What is the fundamental difference between Zero Trust Architecture and traditional VPN solutions?
The fundamental difference lies in the access control model. Traditional VPNs are based on network location trust; once a user authenticates through the VPN gateway, they gain broad access to the entire internal network (or large subnets), which can facilitate lateral movement for attackers. In contrast, Zero Trust Network Access (ZTNA) is based on identity and context, providing users with a direct, encrypted connection to specific applications or resources. Applications remain "invisible" to unauthorized users, enabling finer-grained least privilege access.
Does implementing Zero Trust mean completely abandoning existing perimeter security devices like firewalls and IDS?
Not abandonment, but evolution and integration. Zero Trust does not negate the network perimeter but emphasizes that security cannot rely solely on it. Existing perimeter devices (e.g., NGFW, IDS/IPS) still hold value in filtering malicious traffic and defending against external attacks. A Zero Trust architecture incorporates them as one layer of a broader defense-in-depth strategy, linking them with control points at the identity and endpoint levels. The key is shifting investment from solely hardening the perimeter to building a dynamic control system centered on identity and covering all access paths.

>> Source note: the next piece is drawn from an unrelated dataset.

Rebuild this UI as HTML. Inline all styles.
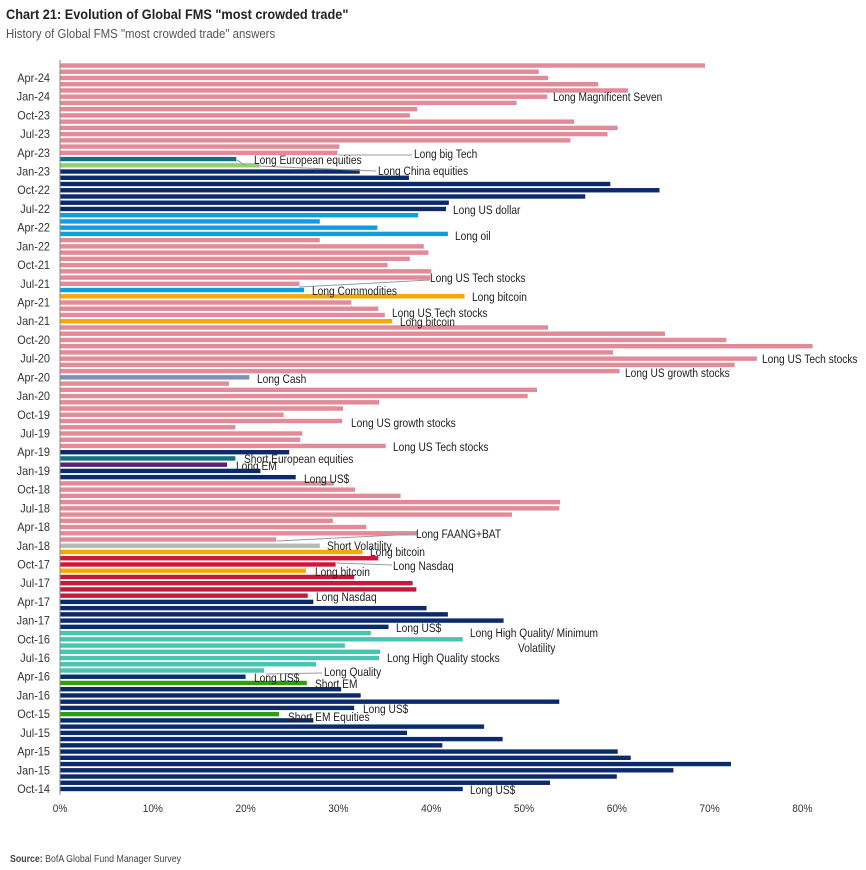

How can small and medium-sized enterprises (SMEs) start their Zero Trust practice with lower costs?
SMEs can start with the most critical and achievable points: 1. **Strengthen Identity**: Enforce Multi-Factor Authentication (MFA) on all critical business systems (e.g., email, CRM, financial software). This is one of the most cost-effective security improvements. 2. **Cloud-Native Starting Point**: For cloud-based services, prioritize configuring Zero Trust-related features built into cloud providers' platforms (e.g., identity services, micro-segmentation security groups in AWS, Azure, GCP). 3. **Focus on Data**: Identify the 1-2 most sensitive data types (e.g., customer database, source code) and prioritize implementing role-based fine-grained access control and application cloaking (e.g., via lightweight ZTNA solutions). Start small, demonstrate value, and then expand gradually.